Soundscape studies have burgeoned so suddenly that it is now difficult to cover its literature comprehensively, and the field has become fragmented. The massive body of background reading provided by Daughtry was very informative to me, but dating the “sonic turn” in cultural history to the 1990s (p. 5) obscures the work of many first-generation pioneers. Perhaps partly for this reason soundscape studies have evolved deaf spots, often leading to a reinvention of wheels. It is not realistic to expect that any one researcher can cover the whole of the soundscape literature from the last two decades, even the specialist area of sound and violence. But there are some foundational writers from the 1960s onward whose work provides discursive models, including Barry Truax, Hildegard Westerkamp, Meri Kytö, and Helmi Järviluoma, the last of whom has conducted the most explicit development of R. Murray Schafer's initial project in terms of geographical scope, methodology, and social ramifications.3 These writers have been developing a very serviceable theoretical apparatus. For example, in trying to categorize and describe the unsettling impact of “acousmatic sounds … whose sources cannot be pinpointed” (p. 172), the work of Augoyard and Torgue at CRESSON (Centre de Recherche sur l'Espace Sonore et l'Environnement Urbain, founded nearly forty years ago) provides an established model in what they define as the “ubiquity effect.”4 Similarly, the pretextual, precognitive affect of sound (pp. 162–63) can be discussed succinctly by reference to what neuroscientist Joseph LeDoux calls the “quick and dirty path” to the amygdala.5
The growing realization that sound-specific typologies are needed is encouraging, though when they proliferate and overlap there is a danger that theoretical apparatus will get in the way. It is important to think about what insights these models provide into social practices and formation. Sometimes they raise the specter of a kind of neoscholasticism trying to impose order on sonic phenomenology, whose messiness can itself yield some of its most instructive lessons by virtue of its intractability to established modeling.6 Theoretical models can be most illuminating when they begin to collapse under the weight of the practices they are supposed to explain, and it is at that point of failure that we are likely to learn the most.
I have the highest regard for this study, but there are moments when I wonder if we need such an elaborate theoretical model in order to understand certain phenomena—for example, that civilians and military personnel exist in different relationships to war zones and their soundscapes (pp. 151, 152).

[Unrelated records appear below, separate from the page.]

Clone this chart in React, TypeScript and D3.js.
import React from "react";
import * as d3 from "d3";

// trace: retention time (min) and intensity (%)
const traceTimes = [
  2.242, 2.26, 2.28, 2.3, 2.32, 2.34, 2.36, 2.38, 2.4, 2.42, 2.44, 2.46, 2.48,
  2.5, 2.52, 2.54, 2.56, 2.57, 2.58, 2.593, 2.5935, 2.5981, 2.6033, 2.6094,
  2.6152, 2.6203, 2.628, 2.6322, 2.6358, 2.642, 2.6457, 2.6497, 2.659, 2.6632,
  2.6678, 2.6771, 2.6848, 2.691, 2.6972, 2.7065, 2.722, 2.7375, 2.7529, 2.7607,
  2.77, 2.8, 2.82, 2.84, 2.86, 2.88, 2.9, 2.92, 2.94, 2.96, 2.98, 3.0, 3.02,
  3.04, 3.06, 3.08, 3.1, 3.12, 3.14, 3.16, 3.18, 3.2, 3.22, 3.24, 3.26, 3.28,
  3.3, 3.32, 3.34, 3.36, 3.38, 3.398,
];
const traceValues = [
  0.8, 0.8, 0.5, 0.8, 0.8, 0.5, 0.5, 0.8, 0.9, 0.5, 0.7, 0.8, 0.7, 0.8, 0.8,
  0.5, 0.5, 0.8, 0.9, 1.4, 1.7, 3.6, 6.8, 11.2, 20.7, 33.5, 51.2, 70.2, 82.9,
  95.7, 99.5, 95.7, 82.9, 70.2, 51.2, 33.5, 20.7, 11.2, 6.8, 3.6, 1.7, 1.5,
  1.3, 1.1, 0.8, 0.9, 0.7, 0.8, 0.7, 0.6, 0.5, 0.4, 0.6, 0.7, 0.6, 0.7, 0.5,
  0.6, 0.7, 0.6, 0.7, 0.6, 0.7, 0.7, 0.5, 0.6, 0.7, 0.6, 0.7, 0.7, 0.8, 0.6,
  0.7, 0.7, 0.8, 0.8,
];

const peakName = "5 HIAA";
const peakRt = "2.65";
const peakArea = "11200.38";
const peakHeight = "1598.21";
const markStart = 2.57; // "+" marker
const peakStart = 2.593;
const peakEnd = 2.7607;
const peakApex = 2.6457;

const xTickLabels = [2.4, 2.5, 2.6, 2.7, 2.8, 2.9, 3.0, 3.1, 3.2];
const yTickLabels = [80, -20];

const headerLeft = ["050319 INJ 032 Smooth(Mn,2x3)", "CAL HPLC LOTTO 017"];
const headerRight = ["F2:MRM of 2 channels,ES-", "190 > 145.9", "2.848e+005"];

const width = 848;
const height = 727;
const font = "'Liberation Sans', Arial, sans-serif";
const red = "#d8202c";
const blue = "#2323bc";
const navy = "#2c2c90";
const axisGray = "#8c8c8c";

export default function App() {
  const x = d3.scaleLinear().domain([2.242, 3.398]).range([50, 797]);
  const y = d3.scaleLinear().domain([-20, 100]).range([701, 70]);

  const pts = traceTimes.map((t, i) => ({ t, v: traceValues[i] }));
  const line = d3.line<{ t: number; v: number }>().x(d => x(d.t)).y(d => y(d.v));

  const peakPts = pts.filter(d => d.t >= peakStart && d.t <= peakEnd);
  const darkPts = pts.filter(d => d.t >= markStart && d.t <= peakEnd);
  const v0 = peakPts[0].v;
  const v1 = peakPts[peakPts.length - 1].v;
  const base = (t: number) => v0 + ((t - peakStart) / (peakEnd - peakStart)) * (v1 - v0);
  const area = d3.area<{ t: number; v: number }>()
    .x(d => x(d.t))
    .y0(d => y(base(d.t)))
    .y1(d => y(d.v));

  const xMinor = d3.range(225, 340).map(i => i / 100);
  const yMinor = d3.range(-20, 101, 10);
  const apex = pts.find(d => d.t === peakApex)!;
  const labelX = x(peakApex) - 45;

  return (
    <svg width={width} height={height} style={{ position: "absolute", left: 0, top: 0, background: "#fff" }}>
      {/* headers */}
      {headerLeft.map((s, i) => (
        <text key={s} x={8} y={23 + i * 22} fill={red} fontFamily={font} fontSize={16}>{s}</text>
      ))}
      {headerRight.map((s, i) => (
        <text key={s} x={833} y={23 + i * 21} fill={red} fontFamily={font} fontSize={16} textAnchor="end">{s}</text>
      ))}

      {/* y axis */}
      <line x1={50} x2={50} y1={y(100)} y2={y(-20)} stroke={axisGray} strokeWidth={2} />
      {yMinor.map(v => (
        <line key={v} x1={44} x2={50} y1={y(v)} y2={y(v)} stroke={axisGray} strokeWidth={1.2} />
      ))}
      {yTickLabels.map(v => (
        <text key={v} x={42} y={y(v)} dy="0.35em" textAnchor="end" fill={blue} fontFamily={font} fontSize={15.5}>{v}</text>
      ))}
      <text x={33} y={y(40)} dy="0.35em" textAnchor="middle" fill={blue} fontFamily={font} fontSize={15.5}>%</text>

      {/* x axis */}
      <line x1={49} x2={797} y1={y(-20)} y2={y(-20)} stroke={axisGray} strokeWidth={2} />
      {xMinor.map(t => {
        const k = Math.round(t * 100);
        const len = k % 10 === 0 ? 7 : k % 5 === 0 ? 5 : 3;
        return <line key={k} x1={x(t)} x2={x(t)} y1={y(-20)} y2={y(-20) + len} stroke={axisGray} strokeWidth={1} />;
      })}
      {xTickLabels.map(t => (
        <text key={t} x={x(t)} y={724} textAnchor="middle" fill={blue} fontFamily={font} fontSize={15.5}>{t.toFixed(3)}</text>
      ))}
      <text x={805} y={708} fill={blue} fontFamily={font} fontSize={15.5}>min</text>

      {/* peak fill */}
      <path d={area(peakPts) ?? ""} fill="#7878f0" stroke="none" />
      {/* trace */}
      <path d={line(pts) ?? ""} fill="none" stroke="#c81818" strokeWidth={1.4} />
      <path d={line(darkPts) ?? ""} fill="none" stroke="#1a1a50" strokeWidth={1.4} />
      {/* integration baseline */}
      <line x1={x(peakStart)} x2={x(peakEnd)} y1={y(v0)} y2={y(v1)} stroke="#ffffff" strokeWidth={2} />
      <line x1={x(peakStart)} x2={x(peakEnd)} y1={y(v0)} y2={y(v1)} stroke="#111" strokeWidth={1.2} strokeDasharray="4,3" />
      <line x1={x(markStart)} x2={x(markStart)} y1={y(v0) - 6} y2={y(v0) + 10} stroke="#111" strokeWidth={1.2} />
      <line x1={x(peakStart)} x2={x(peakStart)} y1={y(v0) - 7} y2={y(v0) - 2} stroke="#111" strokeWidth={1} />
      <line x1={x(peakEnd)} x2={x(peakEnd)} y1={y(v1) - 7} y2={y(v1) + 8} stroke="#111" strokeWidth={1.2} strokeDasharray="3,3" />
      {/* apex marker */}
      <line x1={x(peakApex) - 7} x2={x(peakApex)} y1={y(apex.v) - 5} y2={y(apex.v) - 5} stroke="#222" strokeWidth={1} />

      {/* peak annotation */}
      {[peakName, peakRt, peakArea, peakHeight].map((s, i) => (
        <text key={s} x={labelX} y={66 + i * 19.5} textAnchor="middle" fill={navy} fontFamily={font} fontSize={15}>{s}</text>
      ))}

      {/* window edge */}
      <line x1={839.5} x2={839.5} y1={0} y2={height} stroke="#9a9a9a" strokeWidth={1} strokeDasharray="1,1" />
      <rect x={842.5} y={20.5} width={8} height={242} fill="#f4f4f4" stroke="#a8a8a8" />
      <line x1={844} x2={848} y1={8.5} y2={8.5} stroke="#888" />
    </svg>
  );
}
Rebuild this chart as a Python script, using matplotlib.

There is a danger of going back around the world just to get to the other side of the road. A discussion of the psychophysical damage caused by the belliphonic—the internal shocks, perforation, bleeding (pp. 208–12)—recalls the potentially lethal pulmonary lesions of pneumothorax that have been identified in some supposedly normal acoustic conditions. The experience is then subjected to extended discussion in such terms as “territorialization” of “intrasubjective space”:
There was an insurgent sonic campaign within which the explosion was situated and cathected … also a localized military auditory regime that considered the belliphonic (1) a source of information, and so asked auditors to listen to it and decode it; (2) a contaminant, and so urged auditors to wear a technology (earplugs) to mitigate its force; and (3) a stimulant, and so encouraged auditors in the trauma zone to adopt a hypermasculine stance to it. (p. 210)
From this we learn that belliphonic sounds “interpellated audiences into violent acoustic territories, but auditors regularly pushed back, refusing to acknowledge that they were being hailed” (p. 211). This analysis, which unfolds over several pages, seems to juggle with discourse for its own sake, and thus stands in stark contrast to the following account by a victim, an Iraqi refugee: “Every sound we hear we were terrified, because the bombing was inside us, its voices were inside our heads” (p. 210, Daughtry's italics). Take your pick: the long (and, to my mind, distancing) journey, or the short, scarifying one. I suppose this really begs the question of the purpose of academic discourse.
These reservations aside, I believe that this study represents a coming of age of research into sound and violence. I have not read a more thorough case study of military conflict and sound, one that is so scrupulously documented, with its own implications and methodologies so fully explored. If, in fact, this study is exhaustive, what is the next step in research? The monograph gestures toward some answers. For example, the discussion of acoustic territories (p. 189 and elsewhere) is a further reminder of the interconnectedness of mind, body, and the physical environment, and fortifies the argument that the study of sonic experience provides the most promising platform for the further development of studies in cognitive theory. Apart from its own awe-inspiring comprehensiveness, the book provides a foundation for continued exploration of such emergent fields as cognitive ecology, extended mind theory, and the relationship between gesture and cognition.